Task to complete: Return only the lines from the start of the records through the line that contains "import pandas as pd", inclusive; leave out all pictures.

Records:
* * * * *
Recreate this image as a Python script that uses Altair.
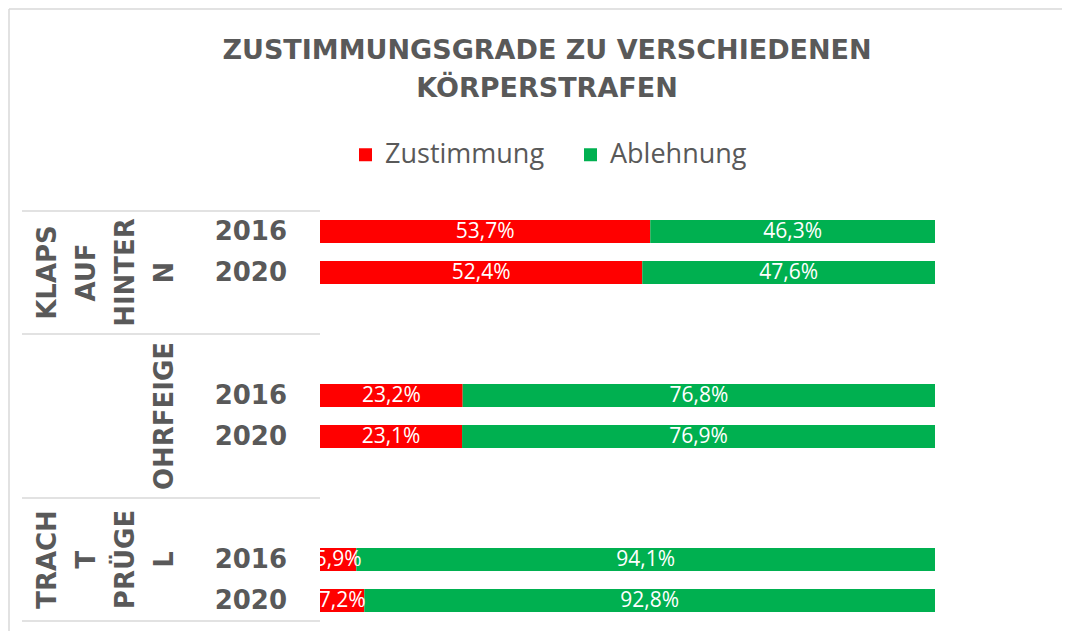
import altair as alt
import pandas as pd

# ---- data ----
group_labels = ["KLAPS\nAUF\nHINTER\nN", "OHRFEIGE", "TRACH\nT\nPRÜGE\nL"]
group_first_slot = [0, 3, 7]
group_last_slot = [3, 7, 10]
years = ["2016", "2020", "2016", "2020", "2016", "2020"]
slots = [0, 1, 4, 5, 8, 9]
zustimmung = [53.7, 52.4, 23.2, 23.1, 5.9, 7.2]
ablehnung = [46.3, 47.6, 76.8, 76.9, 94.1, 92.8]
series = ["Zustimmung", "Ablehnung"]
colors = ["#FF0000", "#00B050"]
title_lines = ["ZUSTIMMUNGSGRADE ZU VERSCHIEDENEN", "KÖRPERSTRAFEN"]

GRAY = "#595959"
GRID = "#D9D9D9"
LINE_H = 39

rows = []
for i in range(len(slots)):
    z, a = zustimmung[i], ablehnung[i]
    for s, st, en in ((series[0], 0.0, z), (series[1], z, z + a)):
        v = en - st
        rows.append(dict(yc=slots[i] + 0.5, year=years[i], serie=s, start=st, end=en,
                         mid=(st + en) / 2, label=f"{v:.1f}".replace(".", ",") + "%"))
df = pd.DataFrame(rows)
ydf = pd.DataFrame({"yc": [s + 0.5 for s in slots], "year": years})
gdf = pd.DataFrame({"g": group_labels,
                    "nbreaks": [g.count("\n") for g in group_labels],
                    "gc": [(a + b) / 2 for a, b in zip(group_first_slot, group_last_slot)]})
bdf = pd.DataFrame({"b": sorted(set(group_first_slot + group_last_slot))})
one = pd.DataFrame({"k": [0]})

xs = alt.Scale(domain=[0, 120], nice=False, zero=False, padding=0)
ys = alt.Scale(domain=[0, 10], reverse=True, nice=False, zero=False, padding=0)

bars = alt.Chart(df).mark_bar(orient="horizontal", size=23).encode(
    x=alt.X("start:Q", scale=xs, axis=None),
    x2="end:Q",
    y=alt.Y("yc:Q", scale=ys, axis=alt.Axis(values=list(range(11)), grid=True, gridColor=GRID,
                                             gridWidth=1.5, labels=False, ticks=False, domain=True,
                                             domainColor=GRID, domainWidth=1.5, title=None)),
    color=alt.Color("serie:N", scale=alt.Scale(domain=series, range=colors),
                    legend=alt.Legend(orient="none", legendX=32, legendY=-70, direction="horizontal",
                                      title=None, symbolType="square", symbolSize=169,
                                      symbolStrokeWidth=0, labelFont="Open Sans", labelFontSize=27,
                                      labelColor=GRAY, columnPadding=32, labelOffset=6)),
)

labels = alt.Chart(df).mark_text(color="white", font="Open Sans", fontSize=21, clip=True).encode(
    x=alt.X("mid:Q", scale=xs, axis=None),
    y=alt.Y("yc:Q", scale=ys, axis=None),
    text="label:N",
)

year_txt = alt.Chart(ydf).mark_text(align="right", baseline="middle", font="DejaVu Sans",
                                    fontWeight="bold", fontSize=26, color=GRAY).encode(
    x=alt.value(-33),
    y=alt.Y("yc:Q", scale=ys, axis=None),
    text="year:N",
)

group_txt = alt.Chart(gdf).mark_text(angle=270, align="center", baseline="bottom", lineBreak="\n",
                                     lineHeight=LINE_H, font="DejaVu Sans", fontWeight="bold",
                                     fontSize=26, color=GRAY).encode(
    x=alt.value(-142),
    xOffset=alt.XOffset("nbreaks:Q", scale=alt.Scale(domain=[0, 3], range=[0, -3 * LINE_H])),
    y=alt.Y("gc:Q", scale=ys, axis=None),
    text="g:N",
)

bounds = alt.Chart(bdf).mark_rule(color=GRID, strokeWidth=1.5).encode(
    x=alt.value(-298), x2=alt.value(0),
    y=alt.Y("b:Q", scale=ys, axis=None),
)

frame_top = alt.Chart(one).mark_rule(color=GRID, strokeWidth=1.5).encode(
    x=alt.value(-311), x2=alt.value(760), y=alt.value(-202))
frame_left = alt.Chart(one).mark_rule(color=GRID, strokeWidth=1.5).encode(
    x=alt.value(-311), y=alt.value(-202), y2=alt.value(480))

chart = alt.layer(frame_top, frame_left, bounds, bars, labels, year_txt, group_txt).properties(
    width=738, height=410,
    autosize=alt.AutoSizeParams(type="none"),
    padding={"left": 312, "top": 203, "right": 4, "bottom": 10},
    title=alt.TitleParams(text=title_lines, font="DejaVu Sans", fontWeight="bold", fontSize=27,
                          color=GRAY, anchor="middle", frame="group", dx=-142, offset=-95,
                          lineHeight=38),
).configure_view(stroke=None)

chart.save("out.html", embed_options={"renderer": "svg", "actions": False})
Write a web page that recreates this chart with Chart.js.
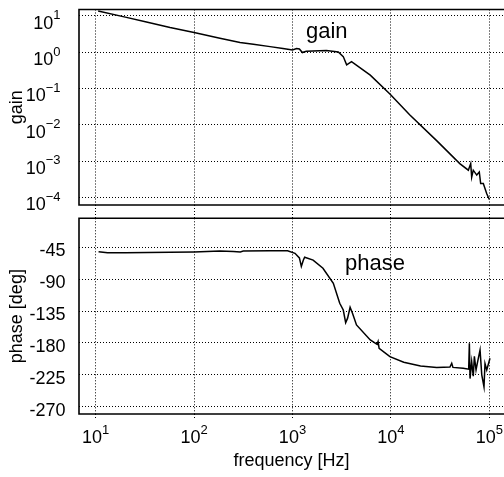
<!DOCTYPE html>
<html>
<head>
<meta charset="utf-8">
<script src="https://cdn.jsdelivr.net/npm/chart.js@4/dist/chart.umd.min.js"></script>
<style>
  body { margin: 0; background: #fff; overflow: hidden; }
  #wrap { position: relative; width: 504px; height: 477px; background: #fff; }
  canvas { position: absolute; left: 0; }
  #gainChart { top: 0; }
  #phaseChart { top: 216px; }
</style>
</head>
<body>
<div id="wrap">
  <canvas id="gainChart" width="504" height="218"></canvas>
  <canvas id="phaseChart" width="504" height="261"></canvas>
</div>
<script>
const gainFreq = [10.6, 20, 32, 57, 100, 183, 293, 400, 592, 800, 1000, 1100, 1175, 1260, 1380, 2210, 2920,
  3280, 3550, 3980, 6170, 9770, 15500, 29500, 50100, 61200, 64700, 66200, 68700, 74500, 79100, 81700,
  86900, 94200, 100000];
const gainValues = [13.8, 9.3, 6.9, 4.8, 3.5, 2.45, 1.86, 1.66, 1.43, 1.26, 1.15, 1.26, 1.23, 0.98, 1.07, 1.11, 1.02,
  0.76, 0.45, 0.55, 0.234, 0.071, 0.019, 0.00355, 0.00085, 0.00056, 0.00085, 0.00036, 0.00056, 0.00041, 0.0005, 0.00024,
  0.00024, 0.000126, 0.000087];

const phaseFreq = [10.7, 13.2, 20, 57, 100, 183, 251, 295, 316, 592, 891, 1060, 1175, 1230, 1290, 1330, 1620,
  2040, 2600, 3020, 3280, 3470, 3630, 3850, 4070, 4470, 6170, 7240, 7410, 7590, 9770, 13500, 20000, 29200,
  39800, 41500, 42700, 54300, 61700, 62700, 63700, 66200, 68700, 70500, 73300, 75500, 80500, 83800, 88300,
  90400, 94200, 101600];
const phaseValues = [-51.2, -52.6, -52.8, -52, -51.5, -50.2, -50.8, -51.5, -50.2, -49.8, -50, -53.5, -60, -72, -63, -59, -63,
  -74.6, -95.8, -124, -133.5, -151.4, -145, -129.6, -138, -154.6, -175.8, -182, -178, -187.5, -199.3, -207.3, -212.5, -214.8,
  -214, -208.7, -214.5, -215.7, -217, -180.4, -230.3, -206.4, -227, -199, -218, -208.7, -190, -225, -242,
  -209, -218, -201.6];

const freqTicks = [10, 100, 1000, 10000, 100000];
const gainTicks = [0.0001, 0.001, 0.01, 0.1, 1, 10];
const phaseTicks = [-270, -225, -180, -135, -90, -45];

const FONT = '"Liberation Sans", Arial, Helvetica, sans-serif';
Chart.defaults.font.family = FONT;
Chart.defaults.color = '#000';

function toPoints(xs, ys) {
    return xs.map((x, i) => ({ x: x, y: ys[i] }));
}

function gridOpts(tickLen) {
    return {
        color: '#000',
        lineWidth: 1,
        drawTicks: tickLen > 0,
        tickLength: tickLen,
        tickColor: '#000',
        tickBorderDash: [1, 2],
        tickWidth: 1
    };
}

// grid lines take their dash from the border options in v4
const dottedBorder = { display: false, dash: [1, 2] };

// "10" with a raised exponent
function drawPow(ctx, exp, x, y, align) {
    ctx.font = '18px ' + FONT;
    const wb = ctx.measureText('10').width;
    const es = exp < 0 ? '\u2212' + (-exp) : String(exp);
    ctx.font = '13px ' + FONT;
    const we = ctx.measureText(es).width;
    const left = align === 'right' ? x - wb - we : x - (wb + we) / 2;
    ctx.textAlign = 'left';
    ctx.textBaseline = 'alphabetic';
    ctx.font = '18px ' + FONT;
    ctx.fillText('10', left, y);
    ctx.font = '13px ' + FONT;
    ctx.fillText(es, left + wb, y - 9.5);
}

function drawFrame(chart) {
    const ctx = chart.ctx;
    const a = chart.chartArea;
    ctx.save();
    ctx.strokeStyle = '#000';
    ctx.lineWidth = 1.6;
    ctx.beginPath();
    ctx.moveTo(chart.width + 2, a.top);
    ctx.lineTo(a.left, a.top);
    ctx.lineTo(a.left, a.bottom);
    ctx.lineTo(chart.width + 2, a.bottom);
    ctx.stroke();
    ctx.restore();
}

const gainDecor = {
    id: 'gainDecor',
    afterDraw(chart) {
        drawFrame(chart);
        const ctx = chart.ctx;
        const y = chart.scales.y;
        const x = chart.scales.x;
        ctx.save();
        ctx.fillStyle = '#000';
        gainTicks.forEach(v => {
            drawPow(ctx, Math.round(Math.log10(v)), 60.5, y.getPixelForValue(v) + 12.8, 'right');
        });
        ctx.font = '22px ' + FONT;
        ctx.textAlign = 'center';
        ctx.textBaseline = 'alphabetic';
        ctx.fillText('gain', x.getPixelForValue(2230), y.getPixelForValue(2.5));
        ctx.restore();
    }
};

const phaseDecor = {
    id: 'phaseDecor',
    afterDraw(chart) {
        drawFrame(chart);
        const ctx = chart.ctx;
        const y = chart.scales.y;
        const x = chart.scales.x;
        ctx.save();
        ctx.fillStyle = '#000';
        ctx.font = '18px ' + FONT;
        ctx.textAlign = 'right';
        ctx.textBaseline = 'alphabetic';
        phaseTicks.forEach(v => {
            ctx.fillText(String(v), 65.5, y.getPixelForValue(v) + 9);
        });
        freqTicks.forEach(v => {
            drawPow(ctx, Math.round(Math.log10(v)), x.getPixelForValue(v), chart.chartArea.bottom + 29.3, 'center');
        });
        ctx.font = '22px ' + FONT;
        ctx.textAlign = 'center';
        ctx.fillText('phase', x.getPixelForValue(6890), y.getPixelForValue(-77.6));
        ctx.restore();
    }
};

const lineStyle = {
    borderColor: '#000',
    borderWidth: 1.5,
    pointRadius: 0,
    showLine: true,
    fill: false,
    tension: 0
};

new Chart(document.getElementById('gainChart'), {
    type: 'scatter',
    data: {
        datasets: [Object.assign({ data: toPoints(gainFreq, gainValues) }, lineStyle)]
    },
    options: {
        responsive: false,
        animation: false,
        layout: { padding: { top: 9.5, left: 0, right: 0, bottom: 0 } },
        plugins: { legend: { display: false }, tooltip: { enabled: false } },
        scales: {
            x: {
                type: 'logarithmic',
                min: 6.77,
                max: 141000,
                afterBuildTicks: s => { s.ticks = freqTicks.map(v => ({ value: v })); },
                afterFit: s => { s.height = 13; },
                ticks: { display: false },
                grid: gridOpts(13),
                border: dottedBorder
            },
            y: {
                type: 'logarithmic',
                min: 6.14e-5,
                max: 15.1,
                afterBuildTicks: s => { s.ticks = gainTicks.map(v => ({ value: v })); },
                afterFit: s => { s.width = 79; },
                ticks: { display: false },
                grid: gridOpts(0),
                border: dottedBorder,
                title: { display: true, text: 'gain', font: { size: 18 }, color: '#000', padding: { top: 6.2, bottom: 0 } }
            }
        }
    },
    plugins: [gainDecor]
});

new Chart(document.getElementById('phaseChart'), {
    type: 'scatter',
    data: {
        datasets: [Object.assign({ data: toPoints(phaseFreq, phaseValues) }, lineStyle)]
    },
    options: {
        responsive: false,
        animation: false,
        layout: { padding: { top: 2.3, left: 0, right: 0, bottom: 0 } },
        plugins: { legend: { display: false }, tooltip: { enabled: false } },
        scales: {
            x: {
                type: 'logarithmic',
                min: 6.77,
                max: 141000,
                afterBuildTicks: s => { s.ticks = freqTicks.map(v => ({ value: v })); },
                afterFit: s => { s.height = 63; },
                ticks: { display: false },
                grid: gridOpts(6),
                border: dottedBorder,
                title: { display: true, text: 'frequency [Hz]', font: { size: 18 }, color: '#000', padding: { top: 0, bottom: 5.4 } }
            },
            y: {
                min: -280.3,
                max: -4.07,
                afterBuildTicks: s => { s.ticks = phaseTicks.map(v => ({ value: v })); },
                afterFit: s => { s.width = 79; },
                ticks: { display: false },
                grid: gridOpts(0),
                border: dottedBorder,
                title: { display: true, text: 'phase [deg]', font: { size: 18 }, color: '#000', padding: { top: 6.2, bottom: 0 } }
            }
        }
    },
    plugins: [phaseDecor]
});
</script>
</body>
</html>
* * * * *
Answer for the task:
Recreate this image as a Python script that uses Altair.
import altair as alt
import pandas as pd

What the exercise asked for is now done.